When it comes to street photography, I think that the key word is – Wander! Fill your pockets with film, put your tripod over your shoulder, choose what you think will be an interesting part of town, and just wander the streets. Keep your eyes open, and look for interesting shop windows and street people. Peer down alleys. Look for squares, public markets, and quaint streets where buskers may hang out. Is a mechanic under a car? Could that barista or hot dog vendor make an interesting image? Look for people doing their jobs. Walk streets you’ve walked before – you may see a new image you missed last time.

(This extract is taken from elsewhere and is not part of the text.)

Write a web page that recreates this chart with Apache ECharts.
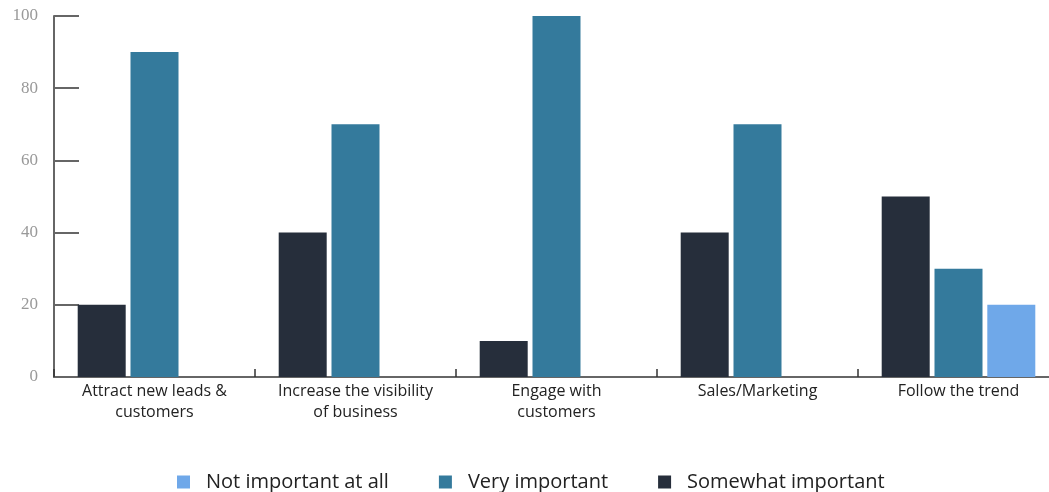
<!DOCTYPE html>
<html>
<head>
<meta charset="utf-8">
<script src="https://cdn.jsdelivr.net/npm/echarts@6/dist/echarts.min.js"></script>
<style>
  html, body { margin: 0; padding: 0; background: #ffffff; }
  #chart { width: 1049px; height: 492px; }
</style>
</head>
<body>
<div id="chart"></div>
<script>
const categories = [
  'Attract new leads &\ncustomers',
  'Increase the visibility\nof business',
  'Engage with\ncustomers',
  'Sales/Marketing',
  'Follow the trend'
]
const somewhatImportant = [20, 40, 10, 40, 50]
const veryImportant = [90, 70, 100, 70, 30]
const notImportant = [null, null, null, null, 20]
const legendOrder = ['Not important at all', 'Very important', 'Somewhat important']

const chart = echarts.init(document.getElementById('chart'))
const option = {
  animation: false,
  grid: { left: 54, width: 1005, top: 16, height: 361, outerBoundsMode: 'none' },
  legend: {
    data: legendOrder,
    top: 467,
    left: 172,
    icon: 'rect',
    itemWidth: 13,
    itemHeight: 13,
    itemGap: 50,
    textStyle: {
      color: '#222222',
      fontSize: 20,
      fontFamily: 'Open Sans',
      padding: [0, 0, 0, 11]
    }
  },
  xAxis: {
    type: 'category',
    data: categories,
    axisLine: { lineStyle: { color: '#666666', width: 2 } },
    // small upward ticks between the groups
    axisTick: { show: true, interval: 0, inside: true, length: 8, lineStyle: { color: '#333333', width: 1.5 } },
    axisLabel: {
      interval: 0,
      color: '#222222',
      fontSize: 16,
      fontFamily: 'Open Sans',
      lineHeight: 21,
      margin: 4
    }
  },
  yAxis: {
    type: 'value',
    min: 0,
    max: 100,
    interval: 20,
    axisLine: { show: true, lineStyle: { color: '#666666', width: 2 } },
    axisTick: { show: true, inside: true, length: 25, lineStyle: { color: '#666666', width: 2 } },
    splitLine: { show: false },
    axisLabel: { color: '#999999', fontSize: 17, fontFamily: 'Liberation Serif', margin: 16 }
  },
  series: [
    {
      name: 'Somewhat important',
      type: 'bar',
      data: somewhatImportant,
      barWidth: 48,
      barGap: '10%',
      itemStyle: { color: '#262e3b' }
    },
    {
      name: 'Very important',
      type: 'bar',
      data: veryImportant,
      barWidth: 48,
      barGap: '10%',
      itemStyle: { color: '#347a9c' }
    },
    {
      name: 'Not important at all',
      type: 'bar',
      data: notImportant,
      barWidth: 48,
      barGap: '10%',
      itemStyle: { color: '#6fa8e9' }
    }
  ]
}
chart.setOption(option)
</script>
</body>
</html>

Being prepared to change exposure on a manual camera is important. Usually, I find two predominant exposure environments under any lighting conditions: full light on the street and sidewalk, and shade under buildings and awnings. The exposure difference is usually about two stops. With ISO 200-400 film, I try to set the shutter speed to the inverse of the focal length of the lens (1/100 second for the 100 mm lenses typically used with 120 6x9cm images). Often, on our typically overcast Pacific Northwest days, I have to push the shutter speed to 1/50 or 1/25 second and brace the camera carefully . Since black and white images seem to look best with maximum depth of field, I try to avoid using the lens wide open if at all possible. I will typically choose the most functional shutter speed, then open or close the lens by two stops as I encounter subjects on the sidewalk or beneath buildings and shift from light to shade.
This preacher was giving his illustrated lecture in Westlake Center in downtown Seattle, attended by a semicircle of onlookers. I snapped his image as unobtrusively as possible from the periphery of the crowd on Kodak VC-160 with my Ensign 16-20.
This image appeared in the Fall 2010 edition of Canadian Camera magazine.